Vers une réforme du cadre légal du quitus en liquidation ?
L’accumulation de décisions jurisprudentielles nuançant les effets du quitus en cas de défaut de reddition soulève la question d’une éventuelle réforme législative. Le cadre actuel, principalement issu du Code de commerce, pourrait être adapté pour mieux encadrer cette pratique et prévenir les abus.
Plusieurs pistes de réforme sont envisageables :
- Renforcement des obligations de transparence du liquidateur
- Instauration d’un contrôle systématique des comptes de liquidation par un tiers indépendant
- Définition plus précise des conditions de validité du quitus
- Allongement des délais de prescription pour les actions en responsabilité post-quitus
Une réforme pourrait également s’inspirer des pratiques en vigueur dans d’autres pays européens. Certains systèmes juridiques ont mis en place des mécanismes de contrôle plus stricts ou des procédures de validation du quitus plus formalisées.
La question de la responsabilité pénale du liquidateur pourrait être clarifiée. Actuellement, le Code pénal ne prévoit pas de disposition spécifique concernant le défaut de reddition des comptes en liquidation. Une incrimination particulière pourrait être envisagée pour les cas les plus graves.
Le rôle des tribunaux de commerce dans la supervision des opérations de liquidation pourrait être renforcé. Une intervention plus systématique du juge-commissaire dans la validation des comptes de liquidation permettrait de réduire les risques de quitus irréguliers.

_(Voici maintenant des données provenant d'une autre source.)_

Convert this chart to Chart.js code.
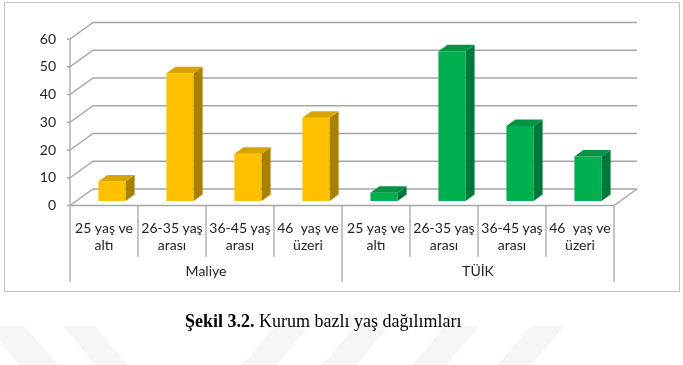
<!DOCTYPE html>
<html>
<head>
<meta charset="utf-8">
<script src="https://cdn.jsdelivr.net/npm/chart.js@4"></script>
<style>
  html, body { margin: 0; padding: 0; background: #fff; }
  #wrap { position: relative; width: 683px; height: 365px; overflow: hidden; }
  #frame { position: absolute; left: 4px; top: 2px; width: 676px; height: 290px; border: 1px solid #c4c4c4; box-sizing: border-box; }
  canvas { position: absolute; left: 0; top: 0; }
  .stripe { position: absolute; top: 326px; height: 60px; background: #f5f5f5; }
  #caption { position: absolute; left: 185px; top: 311px; white-space: nowrap; font: 18px "Liberation Serif", serif; color: #000; }
</style>
</head>
<body>
<div id="wrap">
  <div class="stripe" style="left:12px;width:38px;transform:skewX(40deg);"></div>
  <div class="stripe" style="left:88px;width:32px;transform:skewX(40deg);"></div>
  <div class="stripe" style="left:250px;width:34px;transform:skewX(-40deg);"></div>
  <div class="stripe" style="left:330px;width:34px;transform:skewX(-40deg);"></div>
  <div class="stripe" style="left:420px;width:34px;transform:skewX(-40deg);"></div>
  <div class="stripe" style="left:505px;width:34px;transform:skewX(-40deg);"></div>
  <div id="frame"></div>
  <canvas id="ageChart" width="683" height="365"></canvas>
  <div id="caption"><b>Şekil 3.2.</b> Kurum bazlı yaş dağılımları</div>
</div>
<script>
const ageGroups = [['25 yaş ve', 'altı'], ['26-35 yaş', 'arası'], ['36-45 yaş', 'arası'], ['46  yaş ve', 'üzeri']];
const institutions = ['Maliye', 'TÜİK'];
const maliyeValues = [7, 46, 17, 30];
const tuikValues = [3, 54, 27, 16];
const yTicks = [0, 10, 20, 30, 40, 50, 60];

const labels = institutions.flatMap(() => ageGroups);
const empty = ageGroups.map(() => null);

// 3d look: back wall offset, bar offset and bar depth
const DEPTH = { x: 23, y: -16.5 };
const BAR_SHIFT = { x: 8, y: -4.5 };
const BAR_DEPTH = { x: 9, y: -6.5 };
const shades = [
  { side: '#A98000', top: '#D9A400' },
  { side: '#00783A', top: '#009444' }
];
const lineColor = '#a6a6a6';
const textColor = '#222';

const threeD = {
  id: 'threeD',
  beforeDatasetsDraw(chart) {
    const ctx = chart.ctx;
    const { left, right, top, bottom } = chart.chartArea;
    const y = chart.scales.y;
    const x = chart.scales.x;
    ctx.save();
    ctx.strokeStyle = lineColor;
    ctx.lineWidth = 1.3;
    // back wall gridlines + left wall diagonals
    yTicks.forEach(v => {
      const py = y.getPixelForValue(v);
      ctx.beginPath();
      ctx.moveTo(left - 3, py);
      ctx.lineTo(left, py);
      ctx.lineTo(left + DEPTH.x, py + DEPTH.y);
      ctx.lineTo(right + DEPTH.x, py + DEPTH.y);
      ctx.stroke();
    });
    // floor front edge and right edge
    ctx.beginPath();
    ctx.moveTo(left, bottom);
    ctx.lineTo(right, bottom);
    ctx.lineTo(right + DEPTH.x, bottom + DEPTH.y);
    ctx.stroke();
    // front vertical axis
    ctx.beginPath();
    ctx.moveTo(left, top);
    ctx.lineTo(left, 282);
    ctx.stroke();
    // category table separators
    const n = labels.length;
    const w = (right - left) / n;
    for (let i = 1; i <= n; i++) {
      const px = left + i * w;
      const groupEdge = i % ageGroups.length === 0;
      ctx.beginPath();
      ctx.moveTo(px, bottom);
      ctx.lineTo(px, groupEdge ? 282 : 257);
      ctx.stroke();
    }
    // group labels
    ctx.fillStyle = textColor;
    ctx.font = '14px Lato';
    ctx.textAlign = 'center';
    ctx.textBaseline = 'middle';
    institutions.forEach((name, g) => {
      const a = x.getPixelForValue(g * ageGroups.length) - w / 2;
      const b = x.getPixelForValue((g + 1) * ageGroups.length - 1) + w / 2;
      ctx.fillText(name, (a + b) / 2, 271);
    });
    ctx.restore();
    ctx.save();
    ctx.translate(BAR_SHIFT.x, BAR_SHIFT.y);
  },
  afterDatasetsDraw(chart) {
    const ctx = chart.ctx;
    chart.data.datasets.forEach((ds, di) => {
      const meta = chart.getDatasetMeta(di);
      meta.data.forEach((el, i) => {
        if (ds.data[i] == null) return;
        const { x, y, base, width } = el.getProps(['x', 'y', 'base', 'width'], true);
        const l = x - width / 2, r = x + width / 2;
        ctx.fillStyle = shades[di].side;
        ctx.beginPath();
        ctx.moveTo(r, y);
        ctx.lineTo(r + BAR_DEPTH.x, y + BAR_DEPTH.y);
        ctx.lineTo(r + BAR_DEPTH.x, base + BAR_DEPTH.y);
        ctx.lineTo(r, base);
        ctx.closePath();
        ctx.fill();
        ctx.fillStyle = shades[di].top;
        ctx.beginPath();
        ctx.moveTo(l, y);
        ctx.lineTo(l + BAR_DEPTH.x, y + BAR_DEPTH.y);
        ctx.lineTo(r + BAR_DEPTH.x, y + BAR_DEPTH.y);
        ctx.lineTo(r, y);
        ctx.closePath();
        ctx.fill();
      });
    });
    ctx.restore();
  }
};

new Chart(document.getElementById('ageChart'), {
  type: 'bar',
  data: {
    labels: labels,
    datasets: [
      { label: institutions[0], data: maliyeValues.concat(empty), backgroundColor: '#FFC000' },
      { label: institutions[1], data: empty.concat(tuikValues), backgroundColor: '#00B050' }
    ]
  },
  options: {
    responsive: false,
    animation: false,
    layout: { padding: { left: 30, right: 69, top: 39, bottom: 74.5 } },
    datasets: { bar: { grouped: false, barPercentage: 0.4, categoryPercentage: 1, borderWidth: 0 } },
    plugins: { legend: { display: false }, tooltip: { enabled: false } },
    scales: {
      x: {
        offset: true,
        grid: { display: false },
        border: { display: false },
        ticks: { color: textColor, font: { family: 'Lato', size: 14, lineHeight: 1.2 }, padding: 7, maxRotation: 0, autoSkip: false },
        afterFit: s => { s.height = 85; }
      },
      y: {
        min: 0,
        max: 60,
        grid: { display: false, drawTicks: false },
        border: { display: false },
        ticks: { stepSize: 10, color: textColor, font: { family: 'Lato', size: 14 }, padding: 14 },
        afterFit: s => { s.width = 40; }
      }
    }
  },
  plugins: [threeD]
});
</script>
</body>
</html>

Enfin, une réflexion sur l’harmonisation des pratiques au niveau européen pourrait être menée, dans le cadre des efforts d’uniformisation du droit des sociétés au sein de l’Union européenne.
Ces pistes de réforme visent à renforcer la sécurité juridique tout en préservant la flexibilité nécessaire aux opérations de liquidation. Elles s’inscrivent dans une tendance plus large de modernisation du droit des sociétés face aux défis contemporains de la vie des affaires.